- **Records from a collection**
[START]
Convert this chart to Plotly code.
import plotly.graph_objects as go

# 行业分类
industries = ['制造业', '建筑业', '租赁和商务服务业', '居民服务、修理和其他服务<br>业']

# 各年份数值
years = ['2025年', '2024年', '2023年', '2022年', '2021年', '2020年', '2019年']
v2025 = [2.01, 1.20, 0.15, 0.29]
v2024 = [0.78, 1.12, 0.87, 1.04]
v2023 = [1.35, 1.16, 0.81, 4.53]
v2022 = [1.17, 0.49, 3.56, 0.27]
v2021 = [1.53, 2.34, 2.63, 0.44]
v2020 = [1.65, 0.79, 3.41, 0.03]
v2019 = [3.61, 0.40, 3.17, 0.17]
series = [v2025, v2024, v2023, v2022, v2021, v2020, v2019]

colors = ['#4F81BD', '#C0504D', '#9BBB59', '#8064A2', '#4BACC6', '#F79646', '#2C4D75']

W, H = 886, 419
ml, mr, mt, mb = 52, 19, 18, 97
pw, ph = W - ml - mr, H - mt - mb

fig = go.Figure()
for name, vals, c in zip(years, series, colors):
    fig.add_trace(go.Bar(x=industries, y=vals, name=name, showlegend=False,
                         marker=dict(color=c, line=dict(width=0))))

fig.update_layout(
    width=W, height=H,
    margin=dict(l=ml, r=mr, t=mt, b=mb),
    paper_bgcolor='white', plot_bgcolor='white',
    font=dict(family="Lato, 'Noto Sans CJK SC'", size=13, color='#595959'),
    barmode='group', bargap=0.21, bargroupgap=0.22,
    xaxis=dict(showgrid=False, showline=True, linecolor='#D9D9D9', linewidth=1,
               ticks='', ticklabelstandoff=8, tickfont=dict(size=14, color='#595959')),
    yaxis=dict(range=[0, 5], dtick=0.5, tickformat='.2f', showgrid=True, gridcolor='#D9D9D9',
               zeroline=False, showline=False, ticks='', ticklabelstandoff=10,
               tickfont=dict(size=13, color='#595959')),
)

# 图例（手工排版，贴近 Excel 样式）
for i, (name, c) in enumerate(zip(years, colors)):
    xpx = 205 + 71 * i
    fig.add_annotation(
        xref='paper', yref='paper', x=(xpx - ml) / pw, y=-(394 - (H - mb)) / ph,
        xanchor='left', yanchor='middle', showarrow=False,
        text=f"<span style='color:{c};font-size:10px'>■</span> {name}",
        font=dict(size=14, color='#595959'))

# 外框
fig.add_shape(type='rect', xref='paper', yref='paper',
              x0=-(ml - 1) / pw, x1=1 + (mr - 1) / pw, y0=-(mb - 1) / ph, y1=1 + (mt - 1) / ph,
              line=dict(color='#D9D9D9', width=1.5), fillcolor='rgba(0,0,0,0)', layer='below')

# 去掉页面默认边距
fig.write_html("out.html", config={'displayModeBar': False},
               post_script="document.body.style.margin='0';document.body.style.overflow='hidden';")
[END]
[START]
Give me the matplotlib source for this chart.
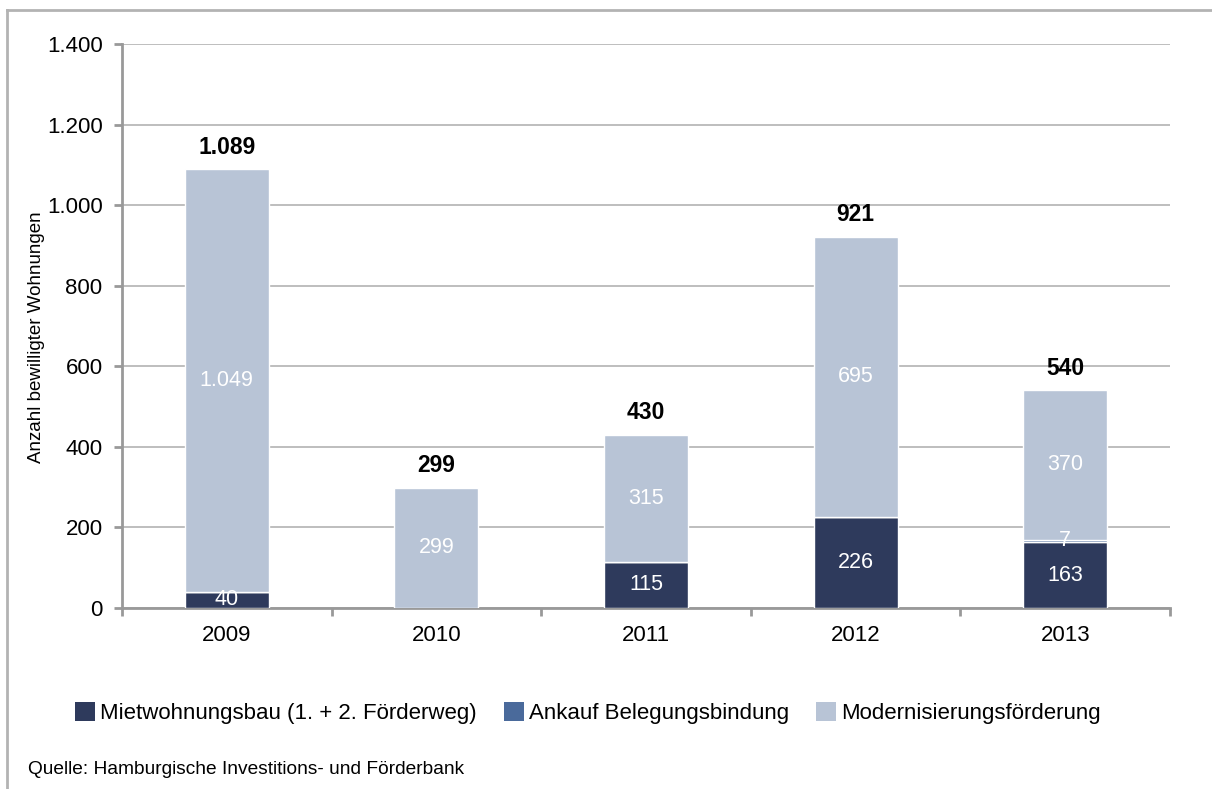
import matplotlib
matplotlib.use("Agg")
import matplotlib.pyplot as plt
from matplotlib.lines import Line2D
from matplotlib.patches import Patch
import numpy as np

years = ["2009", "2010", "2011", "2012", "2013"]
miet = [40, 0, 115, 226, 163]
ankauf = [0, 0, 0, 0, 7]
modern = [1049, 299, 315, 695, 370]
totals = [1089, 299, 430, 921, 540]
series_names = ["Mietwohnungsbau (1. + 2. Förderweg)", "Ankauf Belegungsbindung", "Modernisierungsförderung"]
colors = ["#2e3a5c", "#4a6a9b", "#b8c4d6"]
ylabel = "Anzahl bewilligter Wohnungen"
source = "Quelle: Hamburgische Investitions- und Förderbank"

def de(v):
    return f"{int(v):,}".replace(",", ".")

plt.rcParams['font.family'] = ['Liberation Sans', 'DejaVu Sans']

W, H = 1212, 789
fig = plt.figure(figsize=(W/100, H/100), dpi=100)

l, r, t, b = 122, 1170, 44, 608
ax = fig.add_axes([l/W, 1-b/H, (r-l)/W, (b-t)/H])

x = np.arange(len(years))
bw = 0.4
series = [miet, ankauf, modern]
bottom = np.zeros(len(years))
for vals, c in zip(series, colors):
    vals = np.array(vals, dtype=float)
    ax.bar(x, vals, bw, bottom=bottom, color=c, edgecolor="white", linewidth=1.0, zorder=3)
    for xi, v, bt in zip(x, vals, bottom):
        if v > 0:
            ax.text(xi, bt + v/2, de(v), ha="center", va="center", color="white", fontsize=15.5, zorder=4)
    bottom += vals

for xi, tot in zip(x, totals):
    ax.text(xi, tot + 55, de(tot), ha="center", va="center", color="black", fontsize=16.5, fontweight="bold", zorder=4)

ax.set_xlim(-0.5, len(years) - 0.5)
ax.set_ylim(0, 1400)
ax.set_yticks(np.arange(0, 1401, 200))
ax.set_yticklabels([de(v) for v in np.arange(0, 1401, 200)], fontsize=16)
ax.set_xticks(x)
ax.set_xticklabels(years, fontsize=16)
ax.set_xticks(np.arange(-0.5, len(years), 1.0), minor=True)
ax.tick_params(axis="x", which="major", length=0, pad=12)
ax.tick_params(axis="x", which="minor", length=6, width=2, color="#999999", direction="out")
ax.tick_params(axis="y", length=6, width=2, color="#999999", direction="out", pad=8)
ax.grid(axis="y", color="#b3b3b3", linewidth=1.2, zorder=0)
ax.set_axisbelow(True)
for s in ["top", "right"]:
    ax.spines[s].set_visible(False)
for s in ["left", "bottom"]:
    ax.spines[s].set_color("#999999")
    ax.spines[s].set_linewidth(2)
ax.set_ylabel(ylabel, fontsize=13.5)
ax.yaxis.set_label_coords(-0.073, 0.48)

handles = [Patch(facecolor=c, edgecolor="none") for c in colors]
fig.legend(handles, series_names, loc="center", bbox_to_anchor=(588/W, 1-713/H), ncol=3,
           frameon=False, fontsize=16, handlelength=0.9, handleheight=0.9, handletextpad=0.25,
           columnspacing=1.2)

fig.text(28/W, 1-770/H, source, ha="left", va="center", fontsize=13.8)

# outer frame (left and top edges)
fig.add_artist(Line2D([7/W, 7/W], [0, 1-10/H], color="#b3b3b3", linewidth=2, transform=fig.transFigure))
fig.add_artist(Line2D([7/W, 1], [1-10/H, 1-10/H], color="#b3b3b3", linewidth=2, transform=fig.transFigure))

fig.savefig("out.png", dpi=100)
[END]
[START]
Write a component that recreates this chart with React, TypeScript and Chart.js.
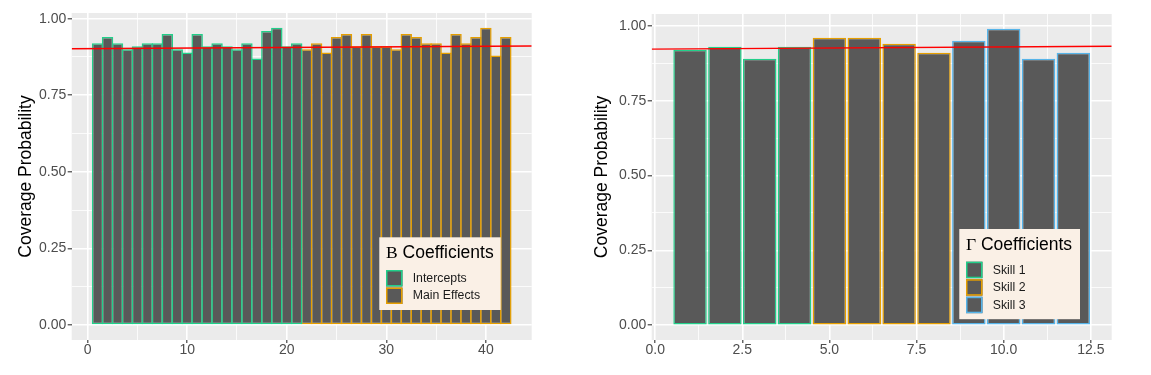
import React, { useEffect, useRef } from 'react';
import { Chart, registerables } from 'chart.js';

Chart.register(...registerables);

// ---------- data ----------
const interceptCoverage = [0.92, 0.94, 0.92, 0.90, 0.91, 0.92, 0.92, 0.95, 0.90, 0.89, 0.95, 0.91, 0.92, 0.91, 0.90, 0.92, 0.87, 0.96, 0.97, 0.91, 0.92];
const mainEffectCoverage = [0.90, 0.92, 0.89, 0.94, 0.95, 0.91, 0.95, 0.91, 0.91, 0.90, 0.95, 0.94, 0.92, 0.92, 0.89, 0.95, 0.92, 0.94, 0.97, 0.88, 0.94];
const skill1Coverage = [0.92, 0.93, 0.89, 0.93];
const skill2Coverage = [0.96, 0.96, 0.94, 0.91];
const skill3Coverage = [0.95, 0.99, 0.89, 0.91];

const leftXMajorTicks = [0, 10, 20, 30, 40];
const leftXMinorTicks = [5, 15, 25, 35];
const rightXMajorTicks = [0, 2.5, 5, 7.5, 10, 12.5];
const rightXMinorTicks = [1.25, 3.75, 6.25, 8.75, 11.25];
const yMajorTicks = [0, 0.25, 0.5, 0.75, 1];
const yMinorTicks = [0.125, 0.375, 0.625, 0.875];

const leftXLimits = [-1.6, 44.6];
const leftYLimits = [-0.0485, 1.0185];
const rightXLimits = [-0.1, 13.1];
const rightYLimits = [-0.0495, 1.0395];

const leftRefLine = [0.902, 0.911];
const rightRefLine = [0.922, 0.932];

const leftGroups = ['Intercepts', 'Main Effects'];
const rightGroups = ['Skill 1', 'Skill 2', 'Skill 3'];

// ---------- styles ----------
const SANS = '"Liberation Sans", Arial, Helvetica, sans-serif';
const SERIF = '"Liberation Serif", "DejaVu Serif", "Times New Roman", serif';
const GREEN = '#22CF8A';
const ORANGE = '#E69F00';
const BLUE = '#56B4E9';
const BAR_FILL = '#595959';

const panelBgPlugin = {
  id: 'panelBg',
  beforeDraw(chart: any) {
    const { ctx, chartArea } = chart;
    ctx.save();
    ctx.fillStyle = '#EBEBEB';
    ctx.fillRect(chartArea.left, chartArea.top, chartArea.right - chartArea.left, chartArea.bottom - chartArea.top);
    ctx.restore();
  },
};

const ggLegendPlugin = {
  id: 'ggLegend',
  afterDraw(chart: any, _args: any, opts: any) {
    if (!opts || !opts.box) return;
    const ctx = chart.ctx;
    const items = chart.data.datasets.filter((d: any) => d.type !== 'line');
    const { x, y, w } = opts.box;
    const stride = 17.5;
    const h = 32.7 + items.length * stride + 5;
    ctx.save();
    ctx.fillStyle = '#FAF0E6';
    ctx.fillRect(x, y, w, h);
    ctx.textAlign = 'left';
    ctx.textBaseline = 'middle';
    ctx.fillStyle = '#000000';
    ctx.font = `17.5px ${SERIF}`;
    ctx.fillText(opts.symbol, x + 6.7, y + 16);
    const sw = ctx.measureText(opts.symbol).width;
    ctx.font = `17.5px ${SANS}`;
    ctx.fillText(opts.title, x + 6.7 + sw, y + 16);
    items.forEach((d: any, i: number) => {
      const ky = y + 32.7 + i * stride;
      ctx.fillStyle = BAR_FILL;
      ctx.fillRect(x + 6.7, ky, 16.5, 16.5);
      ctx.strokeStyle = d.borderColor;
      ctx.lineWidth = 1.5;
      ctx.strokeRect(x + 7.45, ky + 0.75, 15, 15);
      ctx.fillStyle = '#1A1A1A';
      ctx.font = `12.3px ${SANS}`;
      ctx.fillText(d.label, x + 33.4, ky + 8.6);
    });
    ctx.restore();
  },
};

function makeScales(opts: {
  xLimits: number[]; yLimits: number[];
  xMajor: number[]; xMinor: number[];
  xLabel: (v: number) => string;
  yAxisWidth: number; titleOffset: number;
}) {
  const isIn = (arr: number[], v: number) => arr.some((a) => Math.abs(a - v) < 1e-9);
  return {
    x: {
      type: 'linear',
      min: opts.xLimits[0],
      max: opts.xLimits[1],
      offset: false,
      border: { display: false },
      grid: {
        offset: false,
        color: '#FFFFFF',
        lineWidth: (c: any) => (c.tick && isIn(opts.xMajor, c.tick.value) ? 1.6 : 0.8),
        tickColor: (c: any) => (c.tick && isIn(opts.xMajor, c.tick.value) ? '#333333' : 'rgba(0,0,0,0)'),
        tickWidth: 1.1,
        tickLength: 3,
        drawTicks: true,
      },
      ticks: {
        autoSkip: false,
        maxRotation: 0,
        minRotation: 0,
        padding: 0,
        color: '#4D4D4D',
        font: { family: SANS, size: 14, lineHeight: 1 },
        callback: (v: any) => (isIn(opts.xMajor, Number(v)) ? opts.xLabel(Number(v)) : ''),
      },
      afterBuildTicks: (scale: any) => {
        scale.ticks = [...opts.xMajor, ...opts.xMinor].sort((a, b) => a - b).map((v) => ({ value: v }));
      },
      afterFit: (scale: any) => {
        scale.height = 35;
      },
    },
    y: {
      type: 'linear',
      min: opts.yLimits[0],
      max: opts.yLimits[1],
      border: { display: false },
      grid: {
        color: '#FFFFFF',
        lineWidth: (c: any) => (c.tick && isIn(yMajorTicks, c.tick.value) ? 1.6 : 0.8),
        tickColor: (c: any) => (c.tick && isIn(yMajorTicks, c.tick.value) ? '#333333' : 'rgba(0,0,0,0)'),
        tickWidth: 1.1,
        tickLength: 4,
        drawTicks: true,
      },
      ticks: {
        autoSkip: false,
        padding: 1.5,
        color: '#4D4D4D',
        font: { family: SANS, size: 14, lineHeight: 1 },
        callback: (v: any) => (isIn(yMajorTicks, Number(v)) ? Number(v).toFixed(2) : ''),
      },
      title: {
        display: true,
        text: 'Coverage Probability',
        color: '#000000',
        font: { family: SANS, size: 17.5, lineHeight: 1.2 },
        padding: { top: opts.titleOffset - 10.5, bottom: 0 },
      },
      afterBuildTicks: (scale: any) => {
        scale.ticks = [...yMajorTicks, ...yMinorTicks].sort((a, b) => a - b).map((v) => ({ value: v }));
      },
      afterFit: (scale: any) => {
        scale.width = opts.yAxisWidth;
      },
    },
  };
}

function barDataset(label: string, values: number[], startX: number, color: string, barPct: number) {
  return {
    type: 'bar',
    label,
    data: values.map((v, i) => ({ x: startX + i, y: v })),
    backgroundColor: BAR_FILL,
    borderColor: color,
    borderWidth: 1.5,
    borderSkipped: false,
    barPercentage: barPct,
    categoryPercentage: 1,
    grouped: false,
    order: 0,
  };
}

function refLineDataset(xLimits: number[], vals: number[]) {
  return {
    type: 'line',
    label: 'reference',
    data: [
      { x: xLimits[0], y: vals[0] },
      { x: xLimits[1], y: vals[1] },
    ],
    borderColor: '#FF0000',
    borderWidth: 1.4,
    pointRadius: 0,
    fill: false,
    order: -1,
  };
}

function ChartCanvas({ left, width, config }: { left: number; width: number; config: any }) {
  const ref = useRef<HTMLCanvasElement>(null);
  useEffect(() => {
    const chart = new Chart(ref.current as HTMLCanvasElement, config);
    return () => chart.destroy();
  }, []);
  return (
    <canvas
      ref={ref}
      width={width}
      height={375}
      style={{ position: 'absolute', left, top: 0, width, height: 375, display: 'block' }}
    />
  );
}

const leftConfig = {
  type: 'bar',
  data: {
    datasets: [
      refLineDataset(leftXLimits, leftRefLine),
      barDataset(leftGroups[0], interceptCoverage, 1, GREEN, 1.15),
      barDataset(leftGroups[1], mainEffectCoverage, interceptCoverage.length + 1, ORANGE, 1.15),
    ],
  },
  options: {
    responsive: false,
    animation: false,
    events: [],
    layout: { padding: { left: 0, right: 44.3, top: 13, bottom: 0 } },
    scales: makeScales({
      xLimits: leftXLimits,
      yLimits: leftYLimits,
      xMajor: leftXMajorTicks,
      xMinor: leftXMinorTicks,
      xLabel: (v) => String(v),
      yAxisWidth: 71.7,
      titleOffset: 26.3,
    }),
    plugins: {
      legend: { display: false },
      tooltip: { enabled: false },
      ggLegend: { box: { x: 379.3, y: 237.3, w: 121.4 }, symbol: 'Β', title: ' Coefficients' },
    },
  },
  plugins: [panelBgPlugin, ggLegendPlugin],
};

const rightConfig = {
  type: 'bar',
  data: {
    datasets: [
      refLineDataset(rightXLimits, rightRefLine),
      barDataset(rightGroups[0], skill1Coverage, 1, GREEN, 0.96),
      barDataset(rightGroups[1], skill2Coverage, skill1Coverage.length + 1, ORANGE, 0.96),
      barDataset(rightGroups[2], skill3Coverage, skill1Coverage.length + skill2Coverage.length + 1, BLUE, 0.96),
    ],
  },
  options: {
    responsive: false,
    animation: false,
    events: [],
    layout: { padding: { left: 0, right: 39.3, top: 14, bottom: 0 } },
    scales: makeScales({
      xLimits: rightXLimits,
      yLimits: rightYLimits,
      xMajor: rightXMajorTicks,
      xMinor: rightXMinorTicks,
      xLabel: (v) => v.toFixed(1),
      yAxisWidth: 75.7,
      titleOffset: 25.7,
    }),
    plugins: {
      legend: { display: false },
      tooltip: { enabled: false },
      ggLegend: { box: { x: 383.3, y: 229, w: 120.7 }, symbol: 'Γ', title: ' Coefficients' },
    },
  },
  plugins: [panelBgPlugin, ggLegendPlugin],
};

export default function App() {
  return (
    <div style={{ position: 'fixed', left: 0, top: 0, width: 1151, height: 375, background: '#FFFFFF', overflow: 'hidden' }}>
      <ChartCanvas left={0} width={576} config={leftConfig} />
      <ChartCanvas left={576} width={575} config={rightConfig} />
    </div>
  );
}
[END]
- **Do this**
Give again, exactly as written, only the lines that start at the one with "Give me the matplotlib source for this chart." and end at the one with "import numpy as np", both included. Skip any pictures.

- **Answer below**
Give me the matplotlib source for this chart.
import matplotlib
matplotlib.use("Agg")
import matplotlib.pyplot as plt
from matplotlib.lines import Line2D
from matplotlib.patches import Patch
import numpy as np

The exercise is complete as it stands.